DATASET CONTENT:
-------
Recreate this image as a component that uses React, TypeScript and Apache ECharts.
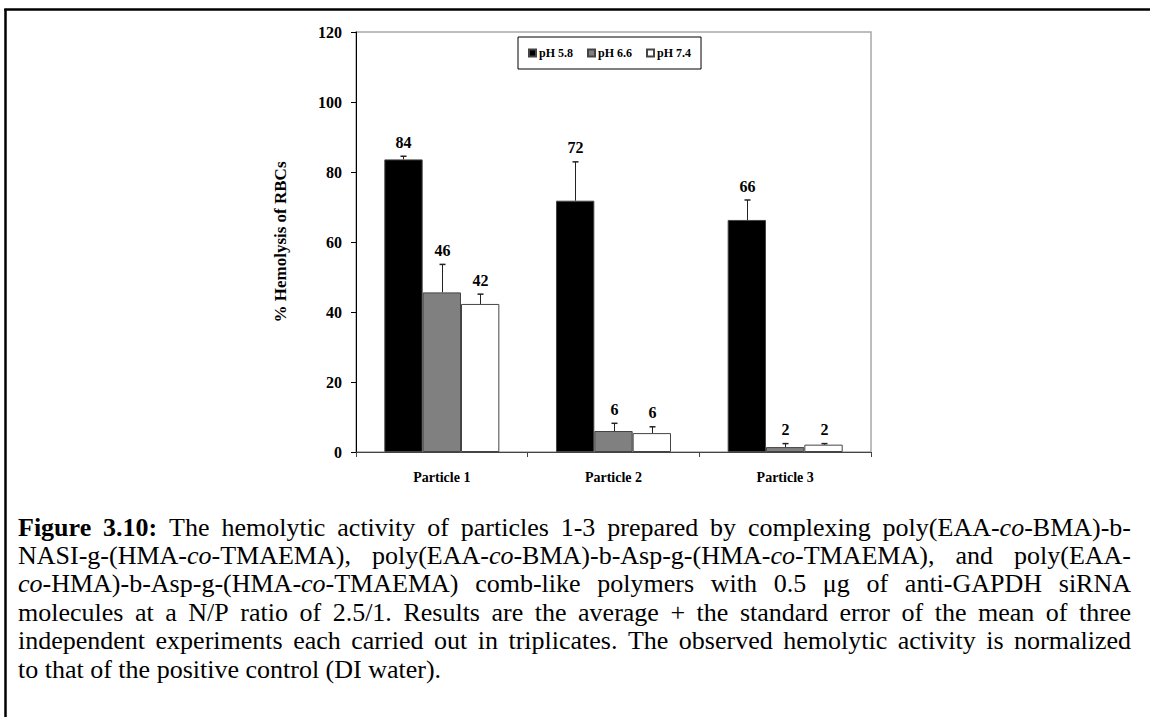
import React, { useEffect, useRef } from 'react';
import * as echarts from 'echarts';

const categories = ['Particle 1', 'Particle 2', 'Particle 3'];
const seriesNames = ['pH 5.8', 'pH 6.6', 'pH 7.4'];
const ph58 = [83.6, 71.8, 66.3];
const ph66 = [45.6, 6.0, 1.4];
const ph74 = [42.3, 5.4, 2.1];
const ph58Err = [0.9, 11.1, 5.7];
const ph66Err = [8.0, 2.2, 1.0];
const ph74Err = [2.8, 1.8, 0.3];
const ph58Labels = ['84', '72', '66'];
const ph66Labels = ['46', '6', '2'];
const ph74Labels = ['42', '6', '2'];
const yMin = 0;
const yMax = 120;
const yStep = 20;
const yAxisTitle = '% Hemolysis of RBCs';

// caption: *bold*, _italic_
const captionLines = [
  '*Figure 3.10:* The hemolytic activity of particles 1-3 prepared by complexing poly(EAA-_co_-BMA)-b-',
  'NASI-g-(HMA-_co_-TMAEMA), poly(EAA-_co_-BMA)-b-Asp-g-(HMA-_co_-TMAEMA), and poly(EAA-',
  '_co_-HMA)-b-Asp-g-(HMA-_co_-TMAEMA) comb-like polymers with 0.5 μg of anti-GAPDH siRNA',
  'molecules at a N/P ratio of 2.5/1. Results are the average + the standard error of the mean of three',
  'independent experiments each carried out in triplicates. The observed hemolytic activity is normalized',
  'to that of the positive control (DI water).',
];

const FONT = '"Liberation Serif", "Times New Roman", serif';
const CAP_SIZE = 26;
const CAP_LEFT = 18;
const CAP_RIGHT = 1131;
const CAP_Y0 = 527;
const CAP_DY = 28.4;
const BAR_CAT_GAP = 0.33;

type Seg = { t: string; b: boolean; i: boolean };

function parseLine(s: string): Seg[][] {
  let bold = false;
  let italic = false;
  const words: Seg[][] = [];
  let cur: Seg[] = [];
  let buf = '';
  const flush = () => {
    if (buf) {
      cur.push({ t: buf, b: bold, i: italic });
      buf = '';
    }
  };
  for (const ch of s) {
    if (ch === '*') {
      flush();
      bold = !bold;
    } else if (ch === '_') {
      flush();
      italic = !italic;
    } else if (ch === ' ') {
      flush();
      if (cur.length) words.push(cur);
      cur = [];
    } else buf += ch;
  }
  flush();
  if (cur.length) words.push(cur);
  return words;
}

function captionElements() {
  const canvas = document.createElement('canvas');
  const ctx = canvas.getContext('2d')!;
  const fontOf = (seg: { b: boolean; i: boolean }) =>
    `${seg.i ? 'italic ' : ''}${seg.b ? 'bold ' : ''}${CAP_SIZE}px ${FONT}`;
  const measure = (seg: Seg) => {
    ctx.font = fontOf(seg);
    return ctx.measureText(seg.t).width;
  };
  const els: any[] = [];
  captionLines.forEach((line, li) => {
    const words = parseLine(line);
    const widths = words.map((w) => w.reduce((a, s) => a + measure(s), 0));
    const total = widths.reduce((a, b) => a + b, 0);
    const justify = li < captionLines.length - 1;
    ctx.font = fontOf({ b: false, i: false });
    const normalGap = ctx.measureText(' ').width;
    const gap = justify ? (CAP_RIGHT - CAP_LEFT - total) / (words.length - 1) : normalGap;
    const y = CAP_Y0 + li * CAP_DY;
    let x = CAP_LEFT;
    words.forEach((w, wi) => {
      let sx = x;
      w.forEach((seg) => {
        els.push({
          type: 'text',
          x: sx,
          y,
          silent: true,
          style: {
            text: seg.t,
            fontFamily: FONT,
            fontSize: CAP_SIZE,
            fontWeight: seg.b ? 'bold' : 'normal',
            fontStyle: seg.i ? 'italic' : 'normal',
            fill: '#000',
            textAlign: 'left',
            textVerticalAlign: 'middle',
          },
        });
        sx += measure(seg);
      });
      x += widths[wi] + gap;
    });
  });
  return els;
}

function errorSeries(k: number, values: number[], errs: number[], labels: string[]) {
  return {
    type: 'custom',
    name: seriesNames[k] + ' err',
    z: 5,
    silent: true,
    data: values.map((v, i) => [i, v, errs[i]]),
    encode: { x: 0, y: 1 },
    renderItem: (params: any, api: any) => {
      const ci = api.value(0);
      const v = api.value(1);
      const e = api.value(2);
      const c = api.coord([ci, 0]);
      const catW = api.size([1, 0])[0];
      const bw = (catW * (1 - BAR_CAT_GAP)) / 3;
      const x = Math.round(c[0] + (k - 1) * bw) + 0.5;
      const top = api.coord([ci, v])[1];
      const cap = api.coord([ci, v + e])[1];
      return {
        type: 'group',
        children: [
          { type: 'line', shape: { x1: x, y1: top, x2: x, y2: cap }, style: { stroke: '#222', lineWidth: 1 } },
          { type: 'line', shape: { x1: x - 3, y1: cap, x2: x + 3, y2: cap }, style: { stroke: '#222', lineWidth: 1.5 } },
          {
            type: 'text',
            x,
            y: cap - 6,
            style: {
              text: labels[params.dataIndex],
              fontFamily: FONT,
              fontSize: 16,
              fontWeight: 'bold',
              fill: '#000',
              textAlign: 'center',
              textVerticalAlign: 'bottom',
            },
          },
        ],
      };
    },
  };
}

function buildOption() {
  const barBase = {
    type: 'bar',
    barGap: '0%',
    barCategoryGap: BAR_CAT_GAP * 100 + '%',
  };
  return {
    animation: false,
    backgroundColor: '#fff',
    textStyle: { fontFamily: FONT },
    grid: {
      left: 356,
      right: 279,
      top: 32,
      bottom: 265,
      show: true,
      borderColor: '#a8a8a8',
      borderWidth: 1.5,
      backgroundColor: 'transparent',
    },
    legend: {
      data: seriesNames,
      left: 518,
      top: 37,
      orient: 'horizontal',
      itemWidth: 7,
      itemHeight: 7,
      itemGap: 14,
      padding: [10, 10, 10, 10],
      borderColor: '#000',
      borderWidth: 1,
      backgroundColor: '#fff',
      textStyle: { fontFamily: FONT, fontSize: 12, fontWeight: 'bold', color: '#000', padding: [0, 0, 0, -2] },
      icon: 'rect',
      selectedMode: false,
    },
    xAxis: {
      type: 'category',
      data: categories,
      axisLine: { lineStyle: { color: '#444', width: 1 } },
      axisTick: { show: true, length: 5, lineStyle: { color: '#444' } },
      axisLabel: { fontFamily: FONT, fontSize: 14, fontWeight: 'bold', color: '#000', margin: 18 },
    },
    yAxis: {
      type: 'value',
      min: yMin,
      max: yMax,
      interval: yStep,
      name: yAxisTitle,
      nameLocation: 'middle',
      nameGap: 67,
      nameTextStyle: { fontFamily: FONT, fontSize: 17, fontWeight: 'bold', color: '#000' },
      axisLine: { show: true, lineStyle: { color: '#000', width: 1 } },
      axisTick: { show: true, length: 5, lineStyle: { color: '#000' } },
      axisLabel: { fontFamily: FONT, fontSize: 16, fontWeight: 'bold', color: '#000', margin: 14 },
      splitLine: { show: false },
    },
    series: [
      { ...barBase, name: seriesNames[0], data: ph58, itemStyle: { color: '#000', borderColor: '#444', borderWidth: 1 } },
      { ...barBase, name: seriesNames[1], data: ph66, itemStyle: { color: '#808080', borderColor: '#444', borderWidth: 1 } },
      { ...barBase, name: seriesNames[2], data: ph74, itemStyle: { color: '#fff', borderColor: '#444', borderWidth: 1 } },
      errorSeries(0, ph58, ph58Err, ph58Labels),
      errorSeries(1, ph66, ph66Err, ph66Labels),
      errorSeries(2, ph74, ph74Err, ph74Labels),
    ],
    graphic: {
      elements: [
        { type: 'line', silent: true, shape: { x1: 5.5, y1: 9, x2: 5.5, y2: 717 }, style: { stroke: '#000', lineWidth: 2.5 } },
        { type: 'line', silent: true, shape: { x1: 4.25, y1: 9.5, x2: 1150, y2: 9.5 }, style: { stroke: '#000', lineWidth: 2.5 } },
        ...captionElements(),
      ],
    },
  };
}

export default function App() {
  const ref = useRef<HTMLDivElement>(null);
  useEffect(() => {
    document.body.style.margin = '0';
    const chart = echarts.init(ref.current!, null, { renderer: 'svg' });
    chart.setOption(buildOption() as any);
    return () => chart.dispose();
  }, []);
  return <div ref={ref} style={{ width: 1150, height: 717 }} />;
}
-------
SHORT PROBLEM: Output exactly the span of lines from the top of the listing through the line holding "import * as echarts from 'echarts';", and leave every picture out.

PROBLEM SOLUTION:
Recreate this image as a component that uses React, TypeScript and Apache ECharts.
import React, { useEffect, useRef } from 'react';
import * as echarts from 'echarts';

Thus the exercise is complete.